Mike Johnson reflects on the Mayflower Compact:
We need a new Compact, one that can be embraced by members of a family or by constantly quarreling political leaders; a Compact that can be embraced by church congregates and members of civic organizations; by students and seniors; by citizens of different cultures, religious beliefs, and language, bound together by hope not hate and by the commonality in their diversity.
The Compact need not be longer or more detailed than the original, but it must reflect more than a gesture toward change. The alternative? Not so good. The course we are on will make the North Sea feel like a warm bath. We all have a stake in and share responsibility for where we are. The institutions of society and government that have served as the bulwark of social order and governance need reinforcement. Those who preach violence, hatred, divisiveness and extremism must be silenced not by restrictions of speech and assembly, but simply by being boycotted and ignored. We need a Compact that restores basic human and civil values that comprise what we know to be the real American character.
The idea of a new Compact among the citizenry is, of course pollyannaish, naïve and full of generalities easily subject to interpretation to accommodate any form of bad behavior or self-serving belief structure. Granted. A friend told me recently, “Maybe some kind of encompassing calm will suddenly descend on the world, but I suspect not…it seldom does.” The late Senator Bobby Kennedy said what we should strive for now. To paraphrase: ‘Some people see things as they are and ask, why? I dream of things that never were and ask, why not?’
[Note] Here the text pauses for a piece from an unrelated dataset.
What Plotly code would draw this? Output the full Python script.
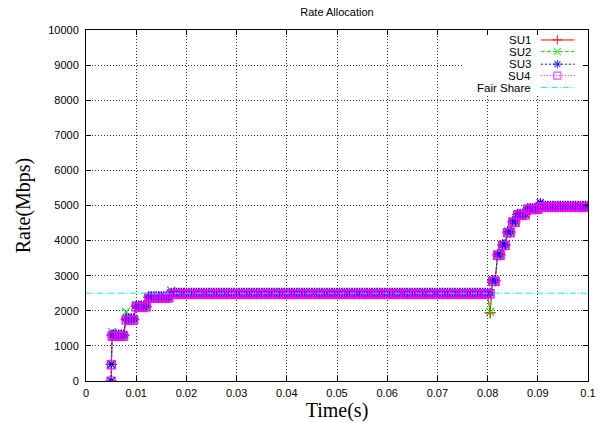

I was reminded a long time ago by a better writer and thinker than I that the power of words comes not from the pen, but from the willingness of people to embrace their purpose and muster the discipline to give those words life. I suspect the passengers on the Mayflower understood the purpose of their Compact and what it would take from them to give their Compact meaning. I suspect they also recognized what Benjamin Franklin is believed to have uttered after the adoption of the Declaration of Independence 156 years later: “We must all hang together, or, most assuredly, we shall all hang separately.” That is the centerpiece for a new Compact. It is just that simple.